The other big news from Doha is the seeming shelving of the "UAE initiative"
- focus of much controversy at and since the Arab summit at Sharm el-Sheikh
- calling on the Iraqi leadership to stand down in order to spare the
country an American invasion.

Arab newspapers see the UAE's failure to formally raise the proposals at the
OIC summit as a sign that it has quietly dropped them. That, they believe,
was confirmed by the "friendly" bilateral meeting arranged on the sidelines
of the Doha summit between the Iraqi delegation and senior UAE officials led
by Sheikh Mansour bin Zayed, the UAE president's son and chief of Cabinet.

The Saudi-run pan-Arab daily Al-Hayat reports that when its correspondent
asked Iraqi Foreign Minister Naji Sabri whether the Iraqi side had used the
meeting to ask the UAE to refrain from putting its initiative forward to the
OIC, he replied: "It wasn't put forward."

Other papers suggest Iran may also be ditching its proposal for a "national
reconciliation" between the Iraqi leadership and opposition followed by a
UN-supervised referendum. Al Hayat highlights reports that Iran Defense
Minister Ali Shamkhani implicitly rebuked Foreign Minister Kamal Kharrazi
for suggesting the idea at a Cabinet meeting in Tehran. He likened it in
subsequent remarks to "offering a bottle of Coca Cola to a drowning man,"
and also dismissed the UAE initiative as unworkable.

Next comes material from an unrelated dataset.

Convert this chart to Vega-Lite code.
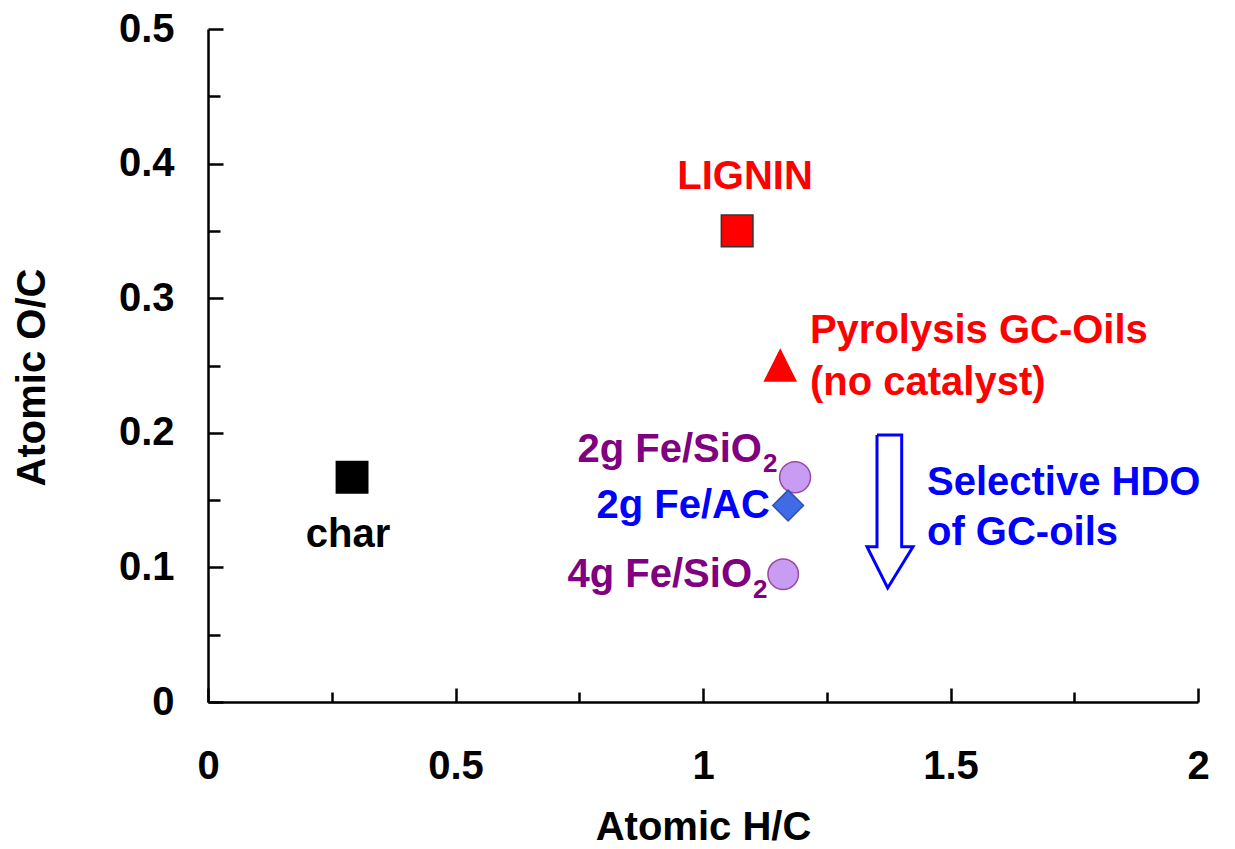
{
  "$schema": "https://vega.github.io/schema/vega-lite/v6.json",
  "autosize": {"type": "none"},
  "padding": {"left": 208, "top": 29, "right": 37, "bottom": 147},
  "width": 990,
  "height": 673,
  "background": "white",
  "config": {
    "view": {"stroke": null},
    "font": "Liberation Sans",
    "axis": {
      "grid": false,
      "domainColor": "#000000",
      "domainWidth": 2.5,
      "tickColor": "#000000",
      "tickWidth": 2.5,
      "labelFont": "Liberation Sans",
      "labelFontSize": 40,
      "labelFontWeight": "bold",
      "labelColor": "#000000",
      "titleFont": "Liberation Sans",
      "titleFontSize": 40,
      "titleFontWeight": "bold",
      "titleColor": "#000000",
      "labelFlush": false,
      "labelOverlap": false
    }
  },
  "layer": [
    {
      "data": {"values": [
        {"step": 1, "hc": 1.3515, "oc": 0.1984},
        {"step": 2, "hc": 1.4014, "oc": 0.1984},
        {"step": 3, "hc": 1.4014, "oc": 0.1154},
        {"step": 4, "hc": 1.4242, "oc": 0.1154},
        {"step": 5, "hc": 1.3731, "oc": 0.0847},
        {"step": 6, "hc": 1.3313, "oc": 0.1154},
        {"step": 7, "hc": 1.3515, "oc": 0.1154},
        {"step": 8, "hc": 1.3515, "oc": 0.1984}
      ]},
      "mark": {"type": "line", "color": "#0000ff", "strokeWidth": 3, "strokeJoin": "miter"},
      "encoding": {
        "x": {
          "field": "hc", "type": "quantitative",
          "scale": {"domain": [0, 2], "nice": false, "zero": true},
          "axis": {
            "title": "Atomic H/C",
            "values": [0, 0.25, 0.5, 0.75, 1, 1.25, 1.5, 1.75, 2],
            "format": "~g",
            "labelExpr": "round(datum.value*100) % 50 === 0 ? datum.label : ''",
            "tickSize": {"condition": {"test": "round(datum.value*100) % 50 !== 0", "value": -10}, "value": -14},
            "labelPadding": 58,
            "titlePadding": 17
          }
        },
        "y": {
          "field": "oc", "type": "quantitative",
          "scale": {"domain": [0, 0.5], "nice": false, "zero": true},
          "axis": {
            "title": "Atomic O/C",
            "values": [0, 0.05, 0.1, 0.15, 0.2, 0.25, 0.3, 0.35, 0.4, 0.45, 0.5],
            "format": "~g",
            "labelExpr": "round(datum.value*100) % 10 === 0 ? datum.label : ''",
            "tickSize": {"condition": {"test": "round(datum.value*100) % 10 !== 0", "value": -12}, "value": -15},
            "labelPadding": 49,
            "titlePadding": 66,
            "titleY": 348
          }
        },
        "order": {"field": "step", "type": "quantitative"}
      }
    },
    {
      "data": {"values": [
        {"name": "LIGNIN", "hc": 1.069, "oc": 0.35},
        {"name": "char", "hc": 0.291, "oc": 0.167},
        {"name": "Pyrolysis GC-Oils", "hc": 1.156, "oc": 0.25},
        {"name": "2g Fe/SiO2", "hc": 1.186, "oc": 0.167},
        {"name": "2g Fe/AC", "hc": 1.172, "oc": 0.146},
        {"name": "4g Fe/SiO2", "hc": 1.162, "oc": 0.095}
      ]},
      "mark": {"type": "point", "filled": true, "opacity": 1, "strokeWidth": 1.5},
      "encoding": {
        "x": {"field": "hc", "type": "quantitative"},
        "y": {"field": "oc", "type": "quantitative"},
        "shape": {
          "field": "name", "type": "nominal", "legend": null,
          "scale": {
            "domain": ["LIGNIN", "char", "Pyrolysis GC-Oils", "2g Fe/SiO2", "2g Fe/AC", "4g Fe/SiO2"],
            "range": ["square", "square", "M0,-1L1,1L-1,1Z", "circle", "diamond", "circle"]
          }
        },
        "size": {
          "field": "name", "type": "nominal", "legend": null,
          "scale": {
            "domain": ["LIGNIN", "char", "Pyrolysis GC-Oils", "2g Fe/SiO2", "2g Fe/AC", "4g Fe/SiO2"],
            "range": [1000, 930, 729, 800, 960, 790]
          }
        },
        "fill": {
          "field": "name", "type": "nominal", "legend": null,
          "scale": {
            "domain": ["LIGNIN", "char", "Pyrolysis GC-Oils", "2g Fe/SiO2", "2g Fe/AC", "4g Fe/SiO2"],
            "range": ["#ff0000", "#000000", "#ff0000", "#c99cf3", "#3f6be6", "#c99cf3"]
          }
        },
        "stroke": {
          "field": "name", "type": "nominal", "legend": null,
          "scale": {
            "domain": ["LIGNIN", "char", "Pyrolysis GC-Oils", "2g Fe/SiO2", "2g Fe/AC", "4g Fe/SiO2"],
            "range": ["#333333", "#000000", "#ff0000", "#9a4a9e", "#2c4fb8", "#9a4a9e"]
          }
        }
      }
    },
    {
      "data": {"values": [
        {"label": "LIGNIN", "group": "lignin", "hc": 1.085, "oc": 0.381},
        {"label": "char", "group": "char", "hc": 0.283, "oc": 0.1152}
      ]},
      "mark": {"type": "text", "align": "center", "baseline": "alphabetic", "fontSize": 40, "fontWeight": "bold", "font": "Liberation Sans"},
      "encoding": {
        "x": {"field": "hc", "type": "quantitative"},
        "y": {"field": "oc", "type": "quantitative"},
        "text": {"field": "label"},
        "color": {
          "field": "group", "type": "nominal", "legend": null,
          "scale": {"domain": ["lignin", "oil", "fesio2", "feac", "char", "hdo"], "range": ["#ff0000", "#ff0000", "#800080", "#0000ff", "#000000", "#0000ff"]}
        }
      }
    },
    {
      "data": {"values": [
        {"label": "Pyrolysis GC-Oils", "group": "oil", "hc": 1.216, "oc": 0.2667},
        {"label": "(no catalyst)", "group": "oil", "hc": 1.216, "oc": 0.2281},
        {"label": "Selective HDO", "group": "hdo", "hc": 1.4525, "oc": 0.1538},
        {"label": "of GC-oils", "group": "hdo", "hc": 1.4525, "oc": 0.1166}
      ]},
      "mark": {"type": "text", "align": "left", "baseline": "alphabetic", "fontSize": 40, "fontWeight": "bold", "font": "Liberation Sans"},
      "encoding": {
        "x": {"field": "hc", "type": "quantitative"},
        "y": {"field": "oc", "type": "quantitative"},
        "text": {"field": "label"},
        "color": {
          "field": "group", "type": "nominal", "legend": null,
          "scale": {"domain": ["lignin", "oil", "fesio2", "feac", "char", "hdo"], "range": ["#ff0000", "#ff0000", "#800080", "#0000ff", "#000000", "#0000ff"]}
        }
      }
    },
    {
      "data": {"values": [
        {"label": "2g Fe/SiO", "group": "fesio2", "hc": 1.119, "oc": 0.1783},
        {"label": "2g Fe/AC", "group": "feac", "hc": 1.135, "oc": 0.1367},
        {"label": "4g Fe/SiO", "group": "fesio2", "hc": 1.099, "oc": 0.0854}
      ]},
      "mark": {"type": "text", "align": "right", "baseline": "alphabetic", "fontSize": 40, "fontWeight": "bold", "font": "Liberation Sans"},
      "encoding": {
        "x": {"field": "hc", "type": "quantitative"},
        "y": {"field": "oc", "type": "quantitative"},
        "text": {"field": "label"},
        "color": {
          "field": "group", "type": "nominal", "legend": null,
          "scale": {"domain": ["lignin", "oil", "fesio2", "feac", "char", "hdo"], "range": ["#ff0000", "#ff0000", "#800080", "#0000ff", "#000000", "#0000ff"]}
        }
      }
    },
    {
      "data": {"values": [
        {"label": "2", "group": "fesio2", "hc": 1.121, "oc": 0.171},
        {"label": "2", "group": "fesio2", "hc": 1.101, "oc": 0.0773}
      ]},
      "mark": {"type": "text", "align": "left", "baseline": "alphabetic", "fontSize": 26, "fontWeight": "bold", "font": "Liberation Sans"},
      "encoding": {
        "x": {"field": "hc", "type": "quantitative"},
        "y": {"field": "oc", "type": "quantitative"},
        "text": {"field": "label"},
        "color": {
          "field": "group", "type": "nominal", "legend": null,
          "scale": {"domain": ["lignin", "oil", "fesio2", "feac", "char", "hdo"], "range": ["#ff0000", "#ff0000", "#800080", "#0000ff", "#000000", "#0000ff"]}
        }
      }
    }
  ]
}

The Arabic-language Iranian paper Al-Vefagh in turn quotes Kharrazi as
saying his suggestion is "an idea and not an initiative," that he doesn't
expect Baghdad to take it up, that Iran has no intention of meddling in
Iraq, and that it "is up to the Iraqi people and opposition to determine
their future themselves."

Al-Hayat writes that Kharrazi has been coming under heavy criticism from
"reformists" who dominate the Iranian Parliament for being "unjustifiably"
friendly to Baghdad.

Despite the purported "withdrawal" of the UAE initiative, the main
semi-official Abu Dhabi daily Al-Ittihad expresses disappointment that the
Islamic summit in Doha failed to grapple with the quest for a "practical"
way of resolving the Iraq crisis peacefully.

It remarks that the gathering was basically a rerun of the Arab summit:
leaders arrived and delivered rousing speeches, before a spat between two
delegations led to an adjournment to enable tempers to cool. Then they
reconvened, and issued a pre-agreed statement lacking in any practical
proposals for dealing with the critical situation.

Al-Ittihad says that while the OIC closing statement categorically opposing
a war and urging Muslim countries not to participate in one was "generally
positive," it remains deficient without "clear practical measures or
specific steps to translate these sentiments into practice."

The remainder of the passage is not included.